If you've ever gone on a trip, you've heard the Question.
Let's say you go down to the Caribbean, stay in a quiet little resort with its own beach, charter a boat for a day, go snorkeling, cook a fresh fish dinner in the bungalow, and walk on the beach in the moonlight. And let's say that was one night in a week of such nights.
After this transformative experience, during which every day was a new adventure filled with interesting experiences, you return home to see your friends and family. And what do they say?
"How was your trip?"
Then they look at you, kind of wide-eyed, and you have their undivided attention for, what, a minute? Maybe two? Or until their significant other says something like, "Honey, where are the keys?"
Since you can't summarize your trip in two minutes, what these folks are really saying is, "Give me the greatest hits (or hit) of your trip!" For example, I went to Washington, D.C., for the Obama inauguration, and what I manage to tell people is I was way in the back, it was cold but we huddled like those penguins in the movie, and everybody was in a great mood. Oh, and this: I wrote a blog about it! That's for the one in 10,000 people who will actually read it. Pictures? Forget it. And, please, don't say "Facebook Album."
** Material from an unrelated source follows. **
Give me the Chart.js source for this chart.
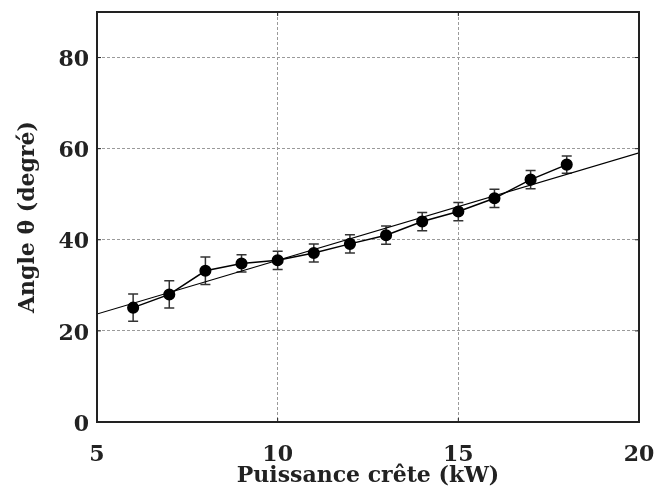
<!DOCTYPE html>
<html>
<head>
<meta charset="utf-8">
<script src="https://cdn.jsdelivr.net/npm/chart.js@4/dist/chart.umd.min.js"></script>
<style>
  html, body { margin: 0; padding: 0; background: #fff; }
  #wrap { width: 656px; height: 494px; }
</style>
</head>
<body>
<div id="wrap"><canvas id="angle-chart" width="656" height="494"></canvas></div>
<script>
// measured angle vs peak power
const power = [6, 7, 8, 9, 10, 11, 12, 13, 14, 15, 16, 17, 18];
const angle = [25.1, 28.0, 33.2, 34.8, 35.5, 37.1, 39.1, 41.0, 44.0, 46.2, 49.1, 53.2, 56.5];
const angleErr = [3.0, 3.0, 3.0, 1.9, 2.0, 2.0, 2.0, 2.0, 2.0, 2.0, 2.0, 2.0, 1.9];

// linear fit, drawn across the whole x range
const fitX = [5, 20];
const fitY = [23.7, 59.1];

const xMin = 5, xMax = 20, xStep = 5;
const yMin = 0, yMax = 90, yStep = 20;

const fontFamily = "'DejaVu Serif', serif";
const inkColor = '#222';

const toPoints = (xs, ys) => xs.map((x, i) => ({ x: x, y: ys[i] }));

// error bars + frame around plot area
const errorBars = {
    id: 'errorBars',
    beforeDatasetsDraw(chart) {
        const ctx = chart.ctx;
        const xs = chart.scales.x, ys = chart.scales.y;
        ctx.save();
        ctx.strokeStyle = '#333';
        ctx.lineWidth = 1.5;
        for (let i = 0; i < power.length; i++) {
            const px = xs.getPixelForValue(power[i]);
            const top = ys.getPixelForValue(angle[i] + angleErr[i]);
            const bot = ys.getPixelForValue(angle[i] - angleErr[i]);
            ctx.beginPath();
            ctx.moveTo(px, top); ctx.lineTo(px, bot);
            ctx.moveTo(px - 5, top); ctx.lineTo(px + 5, top);
            ctx.moveTo(px - 5, bot); ctx.lineTo(px + 5, bot);
            ctx.stroke();
        }
        ctx.restore();
    }
};

const frame = {
    id: 'frame',
    afterDraw(chart) {
        const ctx = chart.ctx;
        const a = chart.chartArea;
        ctx.save();
        ctx.strokeStyle = inkColor;
        ctx.lineWidth = 1;
        // little inward tick marks
        ctx.beginPath();
        chart.scales.y.ticks.forEach(t => {
            const py = chart.scales.y.getPixelForValue(t.value);
            ctx.moveTo(a.left, py); ctx.lineTo(a.left + 4, py);
            ctx.moveTo(a.right, py); ctx.lineTo(a.right - 4, py);
        });
        chart.scales.x.ticks.forEach(t => {
            const px = chart.scales.x.getPixelForValue(t.value);
            ctx.moveTo(px, a.bottom); ctx.lineTo(px, a.bottom - 4);
            ctx.moveTo(px, a.top); ctx.lineTo(px, a.top + 4);
        });
        ctx.stroke();
        ctx.lineWidth = 2;
        ctx.strokeRect(a.left, a.top, a.right - a.left, a.bottom - a.top);
        ctx.restore();
    }
};

const gridColor = (min, max) => c =>
    (c.tick && (c.tick.value === min || c.tick.value === max)) ? 'rgba(0,0,0,0)' : '#9a9a9a';

// don't let edge labels push the plot area inward
const noEdgePadding = s => {
    s.paddingLeft = 0; s.paddingRight = 0;
    s.paddingTop = 0; s.paddingBottom = 0;
};

const angleChart = new Chart(document.getElementById('angle-chart'), {
    type: 'scatter',
    data: {
        datasets: [{
            label: 'mesure',
            data: toPoints(power, angle),
            showLine: true,
            borderColor: '#000',
            borderWidth: 1.5,
            backgroundColor: '#000',
            pointRadius: 5.3,
            pointBackgroundColor: '#000',
            pointBorderColor: '#000',
            order: 1
        }, {
            label: 'ajustement',
            data: toPoints(fitX, fitY),
            showLine: true,
            borderColor: '#000',
            borderWidth: 1.2,
            pointRadius: 0,
            order: 2
        }]
    },
    options: {
        responsive: false,
        animation: { duration: 0 },
        layout: { padding: { top: 12, right: 17, left: 0, bottom: 0 } },
        plugins: {
            legend: { display: false },
            tooltip: { enabled: false }
        },
        scales: {
            x: {
                type: 'linear',
                min: xMin,
                max: xMax,
                afterFit: s => { s.height = 72; noEdgePadding(s); },
                ticks: {
                    stepSize: xStep,
                    padding: 20,
                    color: inkColor,
                    font: { family: fontFamily, size: 22, weight: 'bold' }
                },
                grid: { color: gridColor(xMin, xMax), drawTicks: false, lineWidth: 1 },
                border: { display: false, dash: [3, 2] },
                title: {
                    display: true,
                    text: 'Puissance crête (kW)',
                    color: inkColor,
                    padding: { top: 0, bottom: 5 },
                    font: { family: fontFamily, size: 22, weight: 'bold' }
                }
            },
            y: {
                type: 'linear',
                min: yMin,
                max: yMax,
                afterFit: s => { s.width = 97; noEdgePadding(s); },
                ticks: {
                    stepSize: yStep,
                    includeBounds: false,
                    padding: 8,
                    labelOffset: 3,
                    color: inkColor,
                    font: { family: fontFamily, size: 22, weight: 'bold' }
                },
                grid: { color: gridColor(yMin, yMax), drawTicks: false, lineWidth: 1 },
                border: { display: false, dash: [3, 2] },
                title: {
                    display: true,
                    text: 'Angle θ (degré)',
                    color: inkColor,
                    padding: { top: 15, bottom: 0 },
                    font: { family: fontFamily, size: 22, weight: 'bold' }
                }
            }
        }
    },
    plugins: [errorBars, frame]
});
</script>
</body>
</html>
When people ask the Question, they're just being nice. They want you to know that your pilgrimage to the Grand Canyon is of interest to them, because they like you and want you to feel appreciated — not because they want you to talk about it for 45 minutes. Also, they will want to tell you about the wedding in New York they're going to next month. It's a polite social contract between people: I'll give you three minutes for your trip, you give me three for mine.
And yet, we collect these stories and write them down, anyway. Poke around the Internet sometime for travel blogs and stories. Can you think of one you've read recently? Regularly? When you're planning a trip, do you surf the Web for other people's experiences?
Ah, but when you have travel stories to tell, you really want to tell them, right? My theory is that telling the story somehow makes the trip official: I had an idea, I did it, and then I told people about it. And if nobody reads my blog (a safe assumption) then at least I told the story to some imaginary audience. So it's been recorded.
This all came to mind recently upon reading a typically extravagant press release (speaking of "rarely read") from the website Sosauce Travel (sosauce.com). Apparently, Sosauce will soon debut "a new and innovative method of recording and sharing travel experiences ... the most comprehensive and interactive answer to the familiar question 'How was your trip?'"
Among the features of the Sosauce travelogue are putting pins where you've been on a map, showing your itinerary on a map, "recounting your trips in stunning detail," and reading about other people's trips.
I'm a little more interested in the travel-themed cafe. Apparently, there is now a themed-cafe boom happening in Japan. One of the ideas is that neighboring countries, like the Philippines, are setting up cafes that offer a slice of the homeland to entice Japanese visitors to their country.
But bear with me as we discuss, briefly, how weird Japan is. Their theme-cafe boom started with places where the waitresses dress in French maid outfits, play the submissive role, and offer such services as cuddling, coddling, and cleaning. Seriously. This has led to vampire cafes, prison cafes, Ninja cafes, science lab coat cafes, butler cafes, church cafes, and a "Heidi Girl of the Alps" cafe.
But back to travel stories that nobody reads (ahem). In Portland, Oregon, Costello's Travel Caffé has taken steps toward a possible solution for "How was your trip?" They are a travel-themed cafe, showing international soccer matches, foreign films, and personal videos shot on location, as well as hosting foreign-language conversation nights.
What somebody needs to do is start hosting a travel- story-themed cafe. Sailed around the islands? Got a million stories and two million photos? We'll book you for Sunday at 7 p.m., and whoever wants to hear about it can show up. Vagabonders passing through town can tell us where they've been. Visiting friends can pitch us on their hometowns. I think this cafe would work.
In fact, writing these ideas down has given me a common experience: While sitting here writing a travel story, I have come up with a better idea for what I should be doing.